The Problem of Social Cost in Multi-Agent Universal Reinforcement Learning

While I have worked on aspects of AI safety for quite a few years now, in particular privacy technologies and confidential computing, I am a late convert on the importance of Artificial General Intelligence (AGI) safety research and did not take the problem seriously until about 1 year ago. My mindset has now changed completely and I really believe AGI safety research is one of the key problems of our time. In fact, I feel the AGI safety problem is so important that I decided to step off the management track in April this year to devote more time to work on technical aspects the problem. On that front, I am happy to report that the first fruit of labour is now available for sharing, in the form of this paper that a couple of ANU colleagues and I have just put on arXiv.

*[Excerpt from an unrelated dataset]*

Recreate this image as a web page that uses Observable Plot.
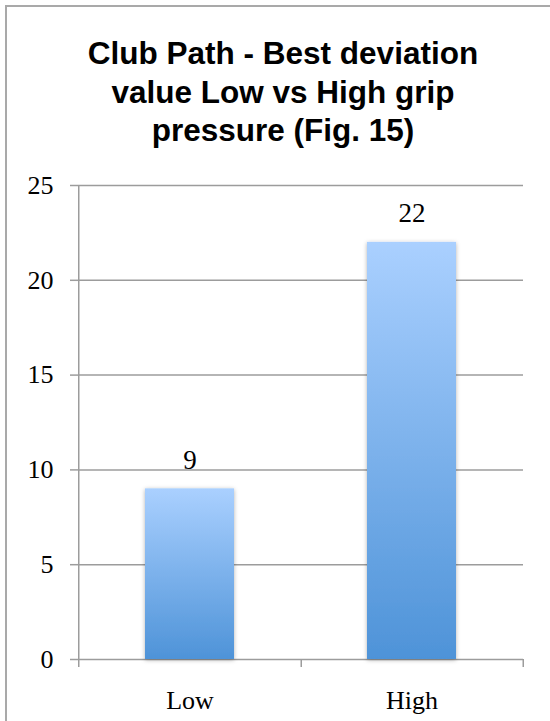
<!DOCTYPE html>
<html><head><meta charset="utf-8">
<script src="https://cdn.jsdelivr.net/npm/d3@7"></script>
<script src="https://cdn.jsdelivr.net/npm/@observablehq/plot@0.6"></script>
<style>
html,body{margin:0;padding:0;width:550px;height:721px;overflow:hidden;background:#fff;}
#frame{position:absolute;left:5px;top:5px;width:600px;height:800px;border:2px solid #a9a9a9;box-sizing:border-box;}
#title{position:absolute;left:8px;top:34px;width:550px;text-align:center;font:bold 31.5px/38.5px "Liberation Sans",Arial,sans-serif;color:#000;}
#chart{position:absolute;left:0;top:150px;}
</style></head><body>
<div id="frame"></div>
<div id="title">Club Path - Best deviation<br>value Low vs High grip<br>pressure (Fig. 15)</div>
<div id="chart"></div>
<script>
const categories = ["Low", "High"];
const values = [9, 22];
const yTicks = [0, 5, 10, 15, 20, 25];
const data = categories.map((c, i) => ({category: c, value: values[i]}));

const W = 550, H = 571, ML = 78, MR = 27, MT = 35, MB = 62;
const step = (W - ML - MR) / categories.length;
const grid = "#9c9c9c";

const plot = Plot.plot({
  width: W, height: H,
  marginLeft: ML, marginRight: MR, marginTop: MT, marginBottom: MB,
  style: {fontFamily: '"Liberation Serif","Times New Roman",serif', fontSize: "26px", color: "#000", background: "transparent"},
  x: {domain: categories, paddingInner: 0.6, paddingOuter: 0.3, label: null},
  y: {domain: [0, 25], label: null},
  marks: [
    Plot.ruleY(yTicks, {stroke: grid, strokeWidth: 1.5}),
    Plot.barY(data, {x: "category", y: "value", fill: "url(#barGrad)"}),
    Plot.ruleX(categories.slice(0, 1), {x: d => d, y1: 25, y2: 0, dx: -step / 2, insetBottom: -8, stroke: grid, strokeWidth: 1.5}),
    Plot.ruleX(categories, {x: d => d, y1: 0, y2: 0, dx: step / 2, insetBottom: -8, stroke: grid, strokeWidth: 1.5}),
    Plot.axisY({ticks: yTicks, tickSize: 8, tickPadding: 17, stroke: grid, strokeWidth: 1.5, fill: "#000", tickFormat: d => d}),
    Plot.axisX({tickSize: 0, tickPadding: 31, fill: "#000"}),
    Plot.text(data, {x: "category", y: "value", text: d => String(d.value), dy: -20, lineAnchor: "bottom", fill: "#000", fontSize: 27})
  ]
});

plot.insertAdjacentHTML("afterbegin",
  '<defs><linearGradient id="barGrad" x1="0" y1="0" x2="0" y2="1">' +
  '<stop offset="0" stop-color="#aad0ff"/><stop offset="1" stop-color="#4e93d8"/></linearGradient>' +
  '<filter id="sh" x="-20%" y="-5%" width="140%" height="110%">' +
  '<feDropShadow dx="0" dy="1" stdDeviation="2.2" flood-color="#000" flood-opacity="0.3"/></filter></defs>');
d3.select(plot).selectAll('g[aria-label="bar"] rect').attr("filter", "url(#sh)");

document.getElementById("chart").appendChild(plot);
</script>
</body></html>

The paper title is The Problem of Social Cost in Multi-Agent General Reinforcement Learning: Survey and Synthesis.

Here’s the abstract:

The AI safety literature is full of examples of powerful AI agents that, in blindly pursuing a specific and usually narrow objective, ends up with unacceptable and even catastrophic collateral damage to others. In this paper, we consider the problem of social harms that can result from actions taken by learning and utility-maximising agents in a multi-agent environment. The problem of measuring social harms or impacts in such multi-agent settings, especially when the agents are artificial generally intelligent (AGI) agents, was listed as an open problem in Everitt et al, 2018. We attempt a partial answer to that open problem in the form of market-based mechanisms to quantify and control the cost of such social harms. The proposed setup captures many well-studied special cases and is more general than existing formulations of multi-agent reinforcement learning with mechanism design in two ways: (i) the underlying environment is a history-based general reinforcement learning environment like in AIXI; (ii) the reinforcement-learning agents participating in the environment can have different learning strategies and planning horizons. To demonstrate the practicality of the proposed setup, we survey some key classes of learning algorithms and present a few applications, including a discussion of the Paperclips problem and pollution control with a cap-and-trade system.